In Sapulpa, Okla., an old man is fighting a losing battle. Henry Washburn, at 74, is trying to save Yuchi from the mudslides of contemporary culture.
Guy Gugliotta, a staff writer for The Washington Post, told the story a couple of weeks ago. It is a story that would have fascinated the late, great linguist Mario Pei. Because not everyone reads either the Post or Pei, I borrow freely from their accounts.
Yuchi is the moribund language spoken by a small sub-tribe of the Creek Nation in northeast Oklahoma. Fewer than a dozen persons still speak it as their native tongue. Washburn is doing his best to preserve Yuchi by teaching it to a few children of the community.
The young people are the last survivors of 2,400 descendants of Creeks who were banished from Alabama and Georgia in the Trail of Tears of 1838-39. That story is the most disgraceful chapter of American history ever written, but I leave that to the historians. Driven from their homelands, the Yuchi took their language with them. Now, 160 years later, Yuchi is like an archeologist's pottery shard, the subject of scholarly study.
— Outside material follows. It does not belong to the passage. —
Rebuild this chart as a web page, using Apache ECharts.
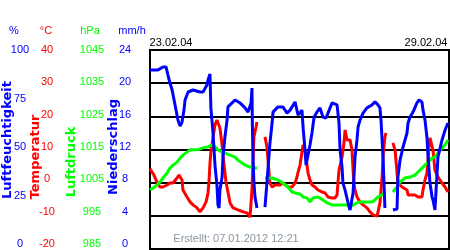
<!DOCTYPE html>
<html><head><meta charset="utf-8">
<script src="https://cdn.jsdelivr.net/npm/echarts@6/dist/echarts.min.js"></script>
<style>html,body{margin:0;padding:0;background:#fff}#c{width:450px;height:250px}</style>
</head><body><div id="c"></div><script>
// x values: hours since 23.02.04 00:00 (7 days = 168 h)
const humidity = [
[0,90],[4.5,90],[7.3,91.5],[9,91.5],[10.1,87.4],[11.2,83.4],[12.4,80],[13.5,75],[14.6,70],[15.7,64.8],[16.9,61.8],[17.4,60.8],[18,63.8],[19.1,69.8],[19.7,74.9],[21.4,78.9],[24.2,79.9],[28.1,78.9],[29.8,78.9],[32,82.4],[32.6,84.9],[33.7,87.9],
[34.2,70.9],[34.8,64.8],[35.4,58.3],[36,49.7],[36.5,42.2],[37.6,32.2],[38.2,22.1],[38.8,20.6],[39.3,29.6],[40.5,36.2],[41,46.2],[42.1,56.3],[43.3,64.8],[43.8,71.4],[46.1,73.4],[47.8,74.9],[50.6,73.4],[53.4,70.9],[55.1,68.8],[56.8,73.4],[57.3,80.9],[57.5,63.8],[57.9,44.7],[58.4,33.2],[59,26.1],[60.1,20.6],
[62,null],
[64.6,21.1],[65.7,33.2],[67.4,53.3],[68.6,63.3],[69.1,68.8],[71.9,71.4],[74.7,71.4],[77,68.3],[78.7,69.8],[81.5,73.9],[83.2,67.3],[84.3,66.3],[85.4,69.8],[86,61.3],[87.1,49.7],[87.7,42.2],[88.8,47.2],[89.9,52.3],[91,58.3],[92.2,66.3],[93.8,68.8],[95.5,70.9],[97.2,66.3],[98.9,65.8],[100,68.3],[102.3,73.4],[105.1,72.4],[105.6,71.4],[106.2,63.3],[106.8,49.7],[107.9,41.2],[108.4,33.2],[109.6,29.6],[111.3,23.1],[112.4,19.6],[113.5,19.6],[114.1,28.1],[115.2,46.2],[116.3,54.8],[116.9,61.3],[118,64.8],[119.7,68.3],[121.9,70.9],[124.7,72.4],[126.4,73.9],[128.1,72.4],[129.2,70.9],[129.8,64.8],[130.4,54.8],[131,44.7],[131.5,32.2],[132,20.6],
[134,null],
[136.5,19.6],[138.8,20.1],[139.3,36.2],[140.5,44.7],[142.2,51.3],[144.4,58.3],[145,63.3],[146.1,66.3],[147.8,68.8],[150,73.4],[151.2,74.9],[152.8,73.9],[153.4,69.8],[154.5,64.8],[155.6,56.3],[156.2,47.2],[157.3,33.2],[158.5,26.1],[159,24.6],[160.1,19.6],[161.3,38.2],[161.8,46.2],[164.1,54.8],[165.8,59.8],[167.4,63.3]
];
const temperature = [
[0,4.2],[1.1,3.8],[2.2,2.3],[3.9,0.2],[5.6,-1.3],[7.3,-1.3],[9.6,-0.7],[11.2,-0.1],[12.9,-0.1],[15.2,1.4],[16.3,2.3],[18,0.8],[18.5,-2.2],[20.8,-4.3],[22.5,-5.8],[24.2,-6.7],[26.4,-7.6],[28.1,-8.8],[29.8,-7.6],[31.5,-5.8],[32.6,-3.1],[33.2,0.8],[33.7,5.9],[34.3,9.8],[35.4,13.5],[36.5,17.4],[37.6,18.9],[38.2,19.5],[39.3,16.5],[40.5,11.4],[41.6,5.3],[42.7,0.2],[43.8,-2.8],[45,-6.1],[46.6,-7.6],[49.4,-8.2],[52.3,-8.8],[54.5,-9.1],[56.2,-10.4],[56.8,-10.7],[57.3,-2.2],[57.9,6.8],[58.4,13.8],[59.6,16.8],[60.1,18.3],
[62,null],
[64.6,13.8],[65.7,10.8],[66.3,6.8],[66.9,2.9],[67.4,-0.1],[68.6,-1.3],[70.2,-0.7],[73,-0.7],[74.7,-0.1],[77.5,-1.3],[79.8,-1.3],[81.5,-0.1],[82.6,1.7],[83.2,3.2],[84.3,5.3],[86,11.4],[87.1,9.8],[88.2,5.3],[88.8,2.9],[89.9,0.8],[91,-0.7],[92.7,-1.3],[94.4,-2.2],[96.6,-2.8],[98.3,-3.1],[100,-4.3],[102.3,-4.6],[104,-4.6],[105.1,-3.7],[105.6,-0.1],[106.2,3.8],[107.9,7.7],[109,12],[109.6,15.9],[110.7,12.9],[112.4,12.9],[113.5,9.8],[114.1,3.8],[114.6,-0.1],[115.2,-2.2],[116.3,-4.3],[118,-5.8],[119.7,-6.7],[121.9,-7.6],[123.6,-8.8],[125.3,-9.7],[127.6,-10.1],[129.2,-6.1],[130.4,1.7],[131,8.3],[132,13.8],[132.6,15],
[134.5,null],
[136.5,12],[137.7,9.8],[139.3,-0.1],[141.6,-1.3],[144.4,-2.2],[145,-3.7],[147.2,-3.7],[148.9,-3.7],[150.6,-4.3],[152.8,-4.3],[153.4,-2.2],[154.5,0.8],[155.6,2.9],[156.2,6.8],[156.8,12],[157.3,13.5],[159,9.8],[160.1,3.8],[161.8,1.7],[164.1,-0.1],[165.8,-1.3],[167.4,-2.8]
];
const pressure = [
[0,1002.8],[1.7,1003.4],[3.9,1004.3],[5.6,1005.2],[7.3,1006.4],[9.6,1007.9],[11.2,1009.4],[12.9,1010.3],[15.2,1011.2],[16.9,1012.4],[18.5,1013.3],[20.8,1014.2],[22.5,1014.9],[26.4,1014.9],[29.8,1015.5],[32.6,1015.8],[34.8,1016.4],[36.5,1015.8],[38.2,1014.9],[40.5,1014.2],[42.1,1013.9],[45,1013.3],[47.8,1012.7],[49.4,1011.8],[51.7,1010.9],[53.4,1010.3],[56.2,1009.7],[59,1009.4],[60.1,1009.4],
[62,null],
[64.6,1006.4],[68.6,1006.4],[71.9,1005.8],[74.7,1004.9],[77.5,1003.7],[79.8,1002.2],[81.5,1001.9],[84.3,1001.6],[86,1000.7],[88.2,1000.4],[89.9,999.2],[91.6,1000.4],[94.4,1000.7],[97.2,999.8],[99.5,998.9],[102.3,998.3],[105.1,998.3],[107.9,998.3],[110.7,998.3],[112.4,997.7],[114.1,998.3],[116.3,998.9],[118,999.2],[121.9,999.2],[124.7,999.2],[126.4,999.8],[128.1,1000.7],[130.4,1001.3],[132,1002.2],
[134,null],
[136.5,1002.2],[138.8,1003.7],[140.5,1005.2],[143.3,1006.4],[146.1,1006.7],[148.9,1007.3],[150.6,1008.2],[152.8,1009.4],[154.5,1010.3],[156.2,1011.2],[158.5,1012.4],[160.1,1012.7],[161.8,1013.9],[164.1,1015.5],[165.8,1016.4],[167.4,1017.9]
];
const humidityTicks = [0,25,50,75,100];
const temperatureTicks = [-20,-10,0,10,20,30,40];
const pressureTicks = [985,995,1005,1015,1025,1035,1045];
const rainTicks = [0,4,8,12,16,20,24];
const startDate = '23.02.04', endDate = '29.02.04';
const created = 'Erstellt: 07.01.2012 12:21';

const BLUE='#0000ff', RED='#ff0000', GREEN='#00ff00';
const FONT='Liberation Sans, Arial, sans-serif';
function labelAxis(ticks, color, offset){
  return {gridIndex:0, type:'value', position:'left', offset:offset,
    min:ticks[0], max:ticks[ticks.length-1], interval:ticks[1]-ticks[0],
    axisLine:{show:false}, axisTick:{show:false}, splitLine:{show:false},
    axisLabel:{color:color, fontSize:11, fontFamily:FONT, margin:0, align:'center',
      formatter:function(v){return String(v);}}};
}
function hiddenAxis(ticks){
  return {gridIndex:1, type:'value', show:false, min:ticks[0], max:ticks[ticks.length-1]};
}
function txt(text,x,y,color,opts){
  return Object.assign({type:'text', x:x, y:y, silent:true,
    style:Object.assign({text:text, fill:color, font:'11px '+FONT, align:'center', verticalAlign:'middle', textAlign:'center', textVerticalAlign:'middle'}, (opts&&opts.style)||{})},
    opts&&opts.rotation!==undefined?{rotation:opts.rotation}:{});
}
const chart = echarts.init(document.getElementById('c'), null, {renderer:'canvas'});
chart.setOption({
  animation:false,
  backgroundColor:'#fff',
  grid:[
    {left:150, top:50, width:299, height:194, show:false},
    {left:150, top:50, width:299, height:199, show:true, borderColor:'#000', borderWidth:2, backgroundColor:'transparent'}
  ],
  xAxis:[
    {gridIndex:0, type:'value', min:0, max:168, show:false},
    {gridIndex:1, type:'value', min:0, max:168, show:false}
  ],
  yAxis:[
    labelAxis(humidityTicks, BLUE, 130),
    labelAxis(temperatureTicks, RED, 103),
    labelAxis(pressureTicks, GREEN, 58),
    labelAxis(rainTicks, BLUE, 25),
    hiddenAxis(humidityTicks),
    {gridIndex:1, type:'value', position:'left', min:temperatureTicks[0], max:temperatureTicks[temperatureTicks.length-1], interval:10,
      axisLine:{show:false}, axisTick:{show:false}, axisLabel:{show:false},
      splitLine:{show:true, lineStyle:{color:'#000', width:2}}},
    hiddenAxis(pressureTicks)
  ],
  series:[
    {type:'line', name:'Temperatur', xAxisIndex:1, yAxisIndex:5, data:temperature, showSymbol:false, connectNulls:false,
      lineStyle:{color:RED, width:3}, itemStyle:{color:RED}},
    {type:'line', name:'Luftdruck', xAxisIndex:1, yAxisIndex:6, data:pressure, showSymbol:false, connectNulls:false,
      lineStyle:{color:GREEN, width:3}, itemStyle:{color:GREEN}},
    {type:'line', name:'Luftfeuchtigkeit', xAxisIndex:1, yAxisIndex:4, data:humidity, showSymbol:false, connectNulls:false,
      lineStyle:{color:BLUE, width:3}, itemStyle:{color:BLUE}}
  ],
  graphic:[
    txt('%',14,31,BLUE),
    txt('°C',46,31,RED),
    txt('hPa',90,31,GREEN),
    txt('mm/h',132,31,BLUE),
    txt(startDate,171,43,'#000'),
    txt(endDate,426,43,'#000'),
    txt(created,236,239,'#8c96a0'),
    txt('Luftfeuchtigkeit',8,140,BLUE,{rotation:Math.PI/2, style:{font:'bold 13px DejaVu Sans'}}),
    txt('Temperatur',36,157,RED,{rotation:Math.PI/2, style:{font:'bold 13px DejaVu Sans'}}),
    txt('Luftdruck',72,162,GREEN,{rotation:Math.PI/2, style:{font:'bold 13px DejaVu Sans'}}),
    txt('Niederschlag',114,147,BLUE,{rotation:Math.PI/2, style:{font:'bold 13px DejaVu Sans'}})
  ]
});
</script></body></html>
The process of linguistic erosion has been going on for centuries. No one can say with certainty how language began. Pei tells of a Swedish philologist who seriously maintained that "in the Garden of Eden, God spoke Swedish, Adam Danish, and the serpent French." The theory appears plausible, especially for the serpent.
A more likely theory is that spoken tongues emerged from the sounds of nature -- the roll of thunder, the splash of falling water, the cries of animals and birds. Humankind grunted in labor and groaned in pain. Different peoples hear the sounds of nature differently. Oriental languages developed in one direction, Scandinavian and Indo-European languages in others. From a forest of trees sprang thousands of limbs, branches and twigs.
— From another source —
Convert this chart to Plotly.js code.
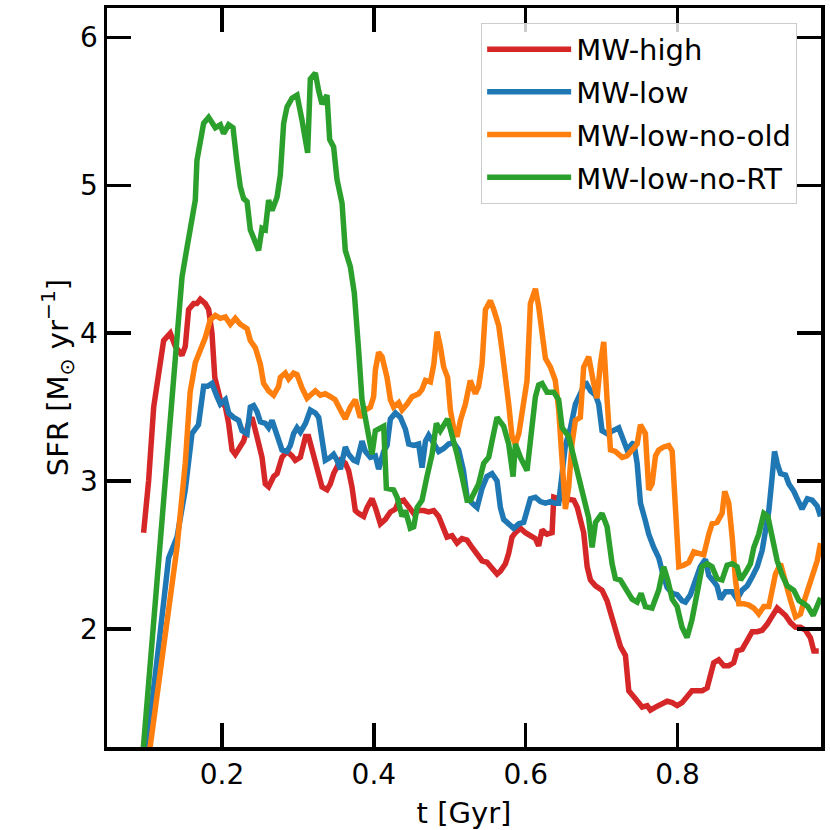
<!DOCTYPE html>
<html>
<head>
<meta charset="utf-8">
<script src="https://cdn.plot.ly/plotly-3.0.1.min.js"></script>
<style>html,body{margin:0;padding:0;background:#fff;}#chart{width:830px;height:830px;}</style>
</head>
<body>
<div id="chart"></div>
<script>
// Series names
const seriesNames = ["MW-high", "MW-low", "MW-low-no-old", "MW-low-no-RT"];

// MW-high
const tHigh = [0.0967,0.1033,0.110,0.1165,0.1231,0.1319,0.1385,0.1473,0.1516,0.156,0.1626,0.167,0.1714,0.178,0.1824,0.1868,0.1905,0.1978,0.2044,0.2087,0.2132,0.2175,0.224,0.2285,0.235,0.2395,0.246,0.2527,0.257,0.2614,0.268,0.2725,0.279,0.2856,0.2922,0.2966,0.3032,0.310,0.314,0.3207,0.3273,0.3317,0.3383,0.3427,0.347,0.3515,0.356,0.3624,0.3668,0.3712,0.3756,0.380,0.3866,0.391,0.3976,0.402,0.4086,0.4152,0.4218,0.4284,0.4327,0.4393,0.446,0.4525,0.459,0.4656,0.4722,0.4788,0.4854,0.492,0.4964,0.503,0.5096,0.516,0.5228,0.5294,0.536,0.5425,0.549,0.5557,0.5623,0.5667,0.5733,0.5776,0.582,0.5865,0.593,0.5996,0.6062,0.6128,0.6171,0.6216,0.628,0.6348,0.637,0.6435,0.6523,0.6633,0.668,0.6764,0.681,0.6853,0.692,0.7006,0.7072,0.7138,0.7204,0.7248,0.7314,0.7358,0.7424,0.749,0.7534,0.760,0.7643,0.771,0.7775,0.7863,0.793,0.7995,0.806,0.8126,0.819,0.8258,0.8324,0.839,0.8434,0.8477,0.8543,0.861,0.8675,0.874,0.8785,0.885,0.8917,0.8983,0.905,0.9115,0.918,0.9247,0.9313,0.9357,0.9423,0.949,0.9555,0.962,0.9686,0.975,0.9795,0.986];
const sfrHigh = [2.65,3.00,3.50,3.72,3.95,4.00,3.91,3.85,3.91,4.16,4.20,4.20,4.23,4.20,4.16,4.00,3.70,3.55,3.50,3.39,3.21,3.18,3.23,3.27,3.39,3.43,3.30,3.16,2.98,2.96,3.03,3.05,3.16,3.20,3.17,3.14,3.16,3.30,3.30,3.18,3.07,2.96,2.94,2.98,3.05,3.09,3.14,3.12,3.07,2.96,2.80,2.78,2.76,2.82,2.88,2.82,2.71,2.74,2.79,2.81,2.86,2.87,2.83,2.78,2.80,2.80,2.79,2.80,2.76,2.67,2.62,2.63,2.58,2.61,2.60,2.55,2.50,2.46,2.45,2.41,2.37,2.39,2.44,2.51,2.62,2.65,2.68,2.65,2.63,2.61,2.56,2.67,2.64,2.65,2.89,2.88,2.88,2.87,2.82,2.65,2.42,2.33,2.29,2.26,2.19,2.08,1.94,1.88,1.82,1.58,1.54,1.49,1.47,1.48,1.45,1.47,1.49,1.51,1.50,1.48,1.50,1.54,1.58,1.58,1.58,1.60,1.70,1.77,1.79,1.75,1.75,1.77,1.85,1.86,1.92,1.98,1.98,1.99,2.03,2.08,2.14,2.12,2.09,2.04,2.01,2.01,1.99,1.94,1.85,1.85];

// MW-low
const tLow = [0.0990,0.1012,0.1165,0.1297,0.1407,0.1516,0.1604,0.169,0.1758,0.181,0.1868,0.1934,0.1978,0.2044,0.2087,0.2153,0.2219,0.2263,0.233,0.2373,0.2416,0.246,0.2505,0.257,0.2614,0.2659,0.2725,0.279,0.2856,0.290,0.2943,0.2988,0.3032,0.310,0.3163,0.323,0.3273,0.3317,0.336,0.3427,0.347,0.3515,0.356,0.3624,0.3668,0.3734,0.3778,0.3844,0.3888,0.3954,0.402,0.4063,0.413,0.4174,0.4218,0.4284,0.435,0.4416,0.446,0.4525,0.459,0.4635,0.468,0.4722,0.4788,0.4854,0.492,0.4985,0.505,0.5117,0.518,0.5228,0.5294,0.536,0.5425,0.549,0.5557,0.5623,0.5667,0.571,0.5776,0.5842,0.591,0.5974,0.6018,0.6062,0.6128,0.6194,0.626,0.6326,0.639,0.6435,0.648,0.6523,0.659,0.6655,0.672,0.6787,0.6853,0.692,0.6962,0.7006,0.7072,0.716,0.7226,0.727,0.7336,0.7402,0.7424,0.7468,0.7512,0.7577,0.7621,0.7687,0.7753,0.7797,0.7863,0.793,0.7995,0.806,0.8104,0.817,0.8236,0.830,0.8368,0.8412,0.8477,0.852,0.8566,0.8632,0.872,0.8785,0.885,0.8917,0.8983,0.905,0.9115,0.916,0.9203,0.9247,0.9278,0.9313,0.9357,0.9423,0.9467,0.9532,0.960,0.964,0.971,0.9774,0.984,0.9884];
const sfrLow = [1.12,1.21,1.88,2.48,2.62,2.94,3.32,3.38,3.64,3.64,3.66,3.57,3.52,3.55,3.46,3.43,3.41,3.34,3.32,3.50,3.51,3.47,3.40,3.39,3.36,3.41,3.32,3.21,3.20,3.24,3.32,3.36,3.33,3.39,3.48,3.46,3.43,3.25,3.14,3.16,3.18,3.14,3.08,3.23,3.18,3.14,3.13,3.27,3.20,3.16,3.17,3.08,3.20,3.24,3.42,3.46,3.43,3.35,3.25,3.24,3.25,3.09,3.27,3.31,3.25,3.20,3.22,3.25,3.26,3.21,3.07,2.89,2.85,2.82,2.95,3.03,3.05,3.00,2.82,2.74,2.71,2.68,2.71,2.72,2.80,2.88,2.89,2.86,2.85,2.86,2.85,2.85,3.05,3.24,3.36,3.52,3.59,3.67,3.61,3.58,3.52,3.34,3.32,3.34,3.36,3.30,3.21,3.25,3.26,3.12,2.85,2.73,2.64,2.55,2.48,2.39,2.28,2.24,2.23,2.19,2.18,2.23,2.33,2.42,2.47,2.36,2.32,2.29,2.20,2.25,2.25,2.20,2.26,2.29,2.35,2.42,2.53,2.69,2.80,3.03,3.20,3.12,3.05,3.04,2.98,2.93,2.86,2.81,2.88,2.87,2.83,2.76];

// MW-low-no-old
const tNoOld = [0.1040,0.1055,0.123,0.1407,0.1516,0.158,0.1648,0.1714,0.178,0.1846,0.1912,0.1978,0.2044,0.211,0.2175,0.224,0.233,0.2373,0.244,0.2505,0.2548,0.2614,0.268,0.2746,0.2768,0.2834,0.2878,0.2943,0.2988,0.3054,0.312,0.3185,0.323,0.3295,0.336,0.3427,0.349,0.356,0.3624,0.369,0.3756,0.382,0.3888,0.3954,0.3997,0.402,0.4063,0.4108,0.4174,0.4218,0.426,0.4327,0.4372,0.4438,0.4503,0.459,0.4635,0.468,0.4745,0.479,0.4833,0.4876,0.492,0.4972,0.5008,0.505,0.5096,0.514,0.5206,0.527,0.5337,0.538,0.5425,0.547,0.5535,0.5579,0.5645,0.569,0.5733,0.5776,0.582,0.5865,0.591,0.5974,0.6018,0.6062,0.6128,0.6171,0.6216,0.626,0.6326,0.639,0.6435,0.6457,0.648,0.6523,0.6567,0.661,0.6655,0.672,0.6764,0.683,0.6896,0.694,0.6984,0.7028,0.7072,0.7117,0.7182,0.727,0.7336,0.7402,0.7468,0.7512,0.7577,0.7621,0.7665,0.771,0.7753,0.7818,0.7885,0.793,0.7973,0.8017,0.8083,0.815,0.8214,0.828,0.8346,0.8412,0.8456,0.852,0.8587,0.8622,0.8675,0.872,0.8763,0.8807,0.8873,0.894,0.9005,0.907,0.9137,0.9203,0.9247,0.929,0.9357,0.9423,0.949,0.9555,0.962,0.9663,0.971,0.9774,0.984,0.9884];
const sfrNoOld = [1.15,1.21,1.88,2.55,3.12,3.60,3.80,3.88,3.97,4.09,4.12,4.10,4.11,4.06,4.10,4.06,4.03,3.95,3.90,3.79,3.66,3.61,3.58,3.64,3.70,3.73,3.69,3.73,3.72,3.63,3.56,3.59,3.61,3.58,3.59,3.57,3.55,3.48,3.42,3.50,3.55,3.43,3.48,3.50,3.57,3.75,3.87,3.84,3.70,3.55,3.50,3.53,3.48,3.52,3.57,3.59,3.62,3.68,3.67,3.79,4.01,3.91,3.77,3.70,3.48,3.36,3.30,3.41,3.52,3.68,3.59,3.64,3.79,4.16,4.22,4.16,4.05,3.88,3.73,3.52,3.30,3.25,3.32,3.57,3.68,4.20,4.30,4.18,4.00,3.83,3.77,3.68,3.48,3.30,3.07,2.81,2.96,3.25,3.41,3.43,3.77,3.84,3.66,3.56,3.79,3.94,3.55,3.21,3.20,3.16,3.17,3.21,3.25,3.38,3.32,2.94,2.98,3.17,3.21,3.23,3.24,3.20,2.85,2.42,2.43,2.45,2.52,2.51,2.50,2.64,2.71,2.72,2.78,2.93,2.85,2.62,2.33,2.17,2.17,2.16,2.14,2.10,2.15,2.15,2.26,2.37,2.44,2.30,2.19,2.08,2.10,2.18,2.26,2.37,2.46,2.58];

// MW-low-no-RT
const tNoRT = [0.0955,0.1363,0.1407,0.1473,0.1539,0.1648,0.167,0.1758,0.1824,0.1912,0.1978,0.202,0.2087,0.2145,0.2198,0.2241,0.2285,0.233,0.2373,0.2416,0.2482,0.2527,0.257,0.2614,0.2659,0.2725,0.2768,0.2812,0.2856,0.2922,0.2988,0.3054,0.3128,0.3163,0.3229,0.3273,0.3317,0.3383,0.3418,0.347,0.3515,0.3581,0.3624,0.369,0.3743,0.380,0.3844,0.3976,0.402,0.413,0.4165,0.426,0.4306,0.4372,0.4416,0.448,0.4525,0.457,0.4635,0.470,0.4767,0.4823,0.4876,0.4972,0.503,0.5096,0.5162,0.5228,0.5272,0.5337,0.538,0.5447,0.5513,0.5557,0.5623,0.571,0.5776,0.5834,0.5865,0.593,0.6018,0.6062,0.6128,0.6171,0.6216,0.6282,0.637,0.6435,0.648,0.6567,0.6633,0.670,0.6787,0.683,0.6875,0.692,0.7006,0.7072,0.7138,0.7182,0.7248,0.7314,0.7402,0.7468,0.752,0.7577,0.7665,0.7752,0.7818,0.7871,0.793,0.7995,0.806,0.8126,0.819,0.8258,0.8324,0.839,0.8455,0.852,0.8587,0.8653,0.872,0.8785,0.883,0.8895,0.896,0.9005,0.907,0.9137,0.919,0.9247,0.9313,0.938,0.9445,0.9532,0.960,0.9663,0.9716,0.9787,0.984,0.9884];
const sfrNoRT = [1.14,3.68,3.95,4.38,4.58,4.90,5.17,5.42,5.46,5.39,5.41,5.35,5.41,5.39,5.15,4.99,4.91,4.89,4.70,4.64,4.56,4.71,4.70,4.90,4.83,4.92,5.07,5.42,5.53,5.59,5.61,5.44,5.22,5.72,5.76,5.64,5.55,5.61,5.31,5.26,5.04,4.88,4.56,4.45,4.27,3.88,3.55,3.18,3.34,3.37,2.95,2.94,2.89,2.76,2.80,2.68,2.69,2.82,2.87,3.03,3.18,3.39,3.34,3.42,3.32,3.18,3.03,2.87,2.87,2.94,2.98,3.12,3.16,3.27,3.43,3.37,3.25,3.03,3.25,3.16,3.07,3.27,3.57,3.65,3.66,3.60,3.60,3.55,3.36,3.30,3.16,3.03,2.87,2.75,2.55,2.72,2.78,2.69,2.44,2.34,2.33,2.27,2.20,2.18,2.24,2.15,2.14,2.26,2.42,2.33,2.20,2.15,2.01,1.94,2.06,2.24,2.42,2.44,2.42,2.34,2.33,2.43,2.44,2.42,2.33,2.38,2.44,2.55,2.64,2.78,2.76,2.62,2.46,2.36,2.29,2.26,2.19,2.17,2.15,2.09,2.17,2.21];

// Axis ticks
const xTicks = [0.2, 0.4, 0.6, 0.8];
const xTickLabels = ["0.2", "0.4", "0.6", "0.8"];
const yTicks = [2, 3, 4, 5, 6];
const yTickLabels = ["2", "3", "4", "5", "6"];

const colors = ["#d62728", "#1f77b4", "#ff7f0e", "#2ca02c"];
const xs = [tHigh, tLow, tNoOld, tNoRT];
const ys = [sfrHigh, sfrLow, sfrNoOld, sfrNoRT];

const traces = seriesNames.map((name, i) => ({
  type: "scatter",
  mode: "lines",
  name: name,
  x: xs[i],
  y: ys[i],
  legendgroup: "g" + i,
  line: {color: colors[i], width: 5.5}
}));

const FONT = "DejaVu Sans, Verdana, sans-serif";
const axisCommon = {
  showline: true, linecolor: "#000", linewidth: 3.5, mirror: "allticks",
  ticks: "inside", ticklen: 24, tickwidth: 3.5, tickcolor: "#000",
  showgrid: false, zeroline: false,
  tickfont: {family: FONT, size: 28, color: "#000"}
};

const layout = {
  width: 830, height: 830,
  margin: {l: 107, r: 9, t: 8, b: 83},
  paper_bgcolor: "#fff", plot_bgcolor: "#fff",
  font: {family: FONT, color: "#000"},
  showlegend: true,
  legend: {
    x: 0.524, xanchor: "left", y: 0.98, yanchor: "top",
    bgcolor: "rgba(255,255,255,0.8)", bordercolor: "#cccccc", borderwidth: 1,
    font: {family: FONT, size: 29, color: "#000"},
    tracegroupgap: 2, itemwidth: 84
  },
  xaxis: Object.assign({}, axisCommon, {
    range: [0.0485, 0.989],
    tickmode: "array", tickvals: xTicks, ticktext: xTickLabels,
    title: {text: "t [Gyr]", font: {family: FONT, size: 29, color: "#000"}, standoff: 14}
  }),
  yaxis: Object.assign({}, axisCommon, {
    range: [1.2, 6.2],
    tickmode: "array", tickvals: yTicks, ticktext: yTickLabels,
    title: {text: "SFR [M<sub>⊙</sub> yr<sup>−1</sup>]", font: {family: FONT, size: 29, color: "#000"}, standoff: 4}
  })
};

Plotly.newPlot("chart", traces, layout, {staticPlot: true, displayModeBar: false});
</script>
</body>
</html>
Pei uses the metaphor of a river and its tributaries. The majestic river of English, he said, is the millennial product of a thousand rivulets. Latin first appeared about 500 B.C, in west-central Italy. To the south and east were Sabines and Sabellians who spoke Oscan. To the north were Umbrians and Etruscans. In both north and south traces remain of prehistoric races who spoke such languages as Ligurian, Venetic and Sicel.They are gone, all gone. In his Post article, Gugliotta cites linguistic figures. About 6,700 languages still may be identified worldwide, but at least one language disappears every two weeks. The rate of attrition is soaring. Australia once recorded 250 languages. Only 25 remain.
In Alaska, Siberia and the rest of the polar north, 56 of 72 languages are disappearing. In the Amazon jungle, 82 of 100 to 150 languages appear doomed. Before Columbus, there were probably 250 languages spoken in what is now U.S. territory. Almost three-fourths of them are regularly spoken today only by adults. Children are growing up to different cultures and different languages.
Explanations are apparent. One rounds up the usual suspects -- our shrinking planet, the ease of global communication, that old villain television. It is far more difficult to ask: What, if anything, should be done about it?
My own answer has at least the virtue of candor. I wouldn't do much of anything about it. Yuchi is a rare stamp, meant for a collector's album. Make some recordings. Let it go.
As part of the Creek tradition, Yuchi surely has value to the tribe. As a specimen of linguistic paleontology, Yuchi will interest experts in the field. But unlike the preservation of condors, bald eagles and pileated woodpeckers -- living creatures whose survival has wide appeal -- the preservation of Choctaw, Cheyenne and Tewa is a cause for cultural antiquarians.
Writing in the Post, Gugliotta reports the efforts of Jessie Fermino to revive Wampanoag, a moribund language of the Algonquins. Fermino started a class in beginning Wampanoag last year, and this year expects 60 students. "Her goal is to start a children's immersion program in which 'there's no English spoken at all.'"
Toward what end? Remember the thunderstorm last year over Ebonics? I raised no objection whatever to the study of Ebonics as a cultural and linguistic phenomenon. Its treatment of the subjunctive and the present indicative presents a remarkable structure: "If she be a rock star, I be ..."
My objection was to teaching Ebonics as a second functional language. What a disservice to black children! Given limited time and limited resources, teachers have a primary obligation to prepare their charges for the real world. Not much Wampanoag spoken out there.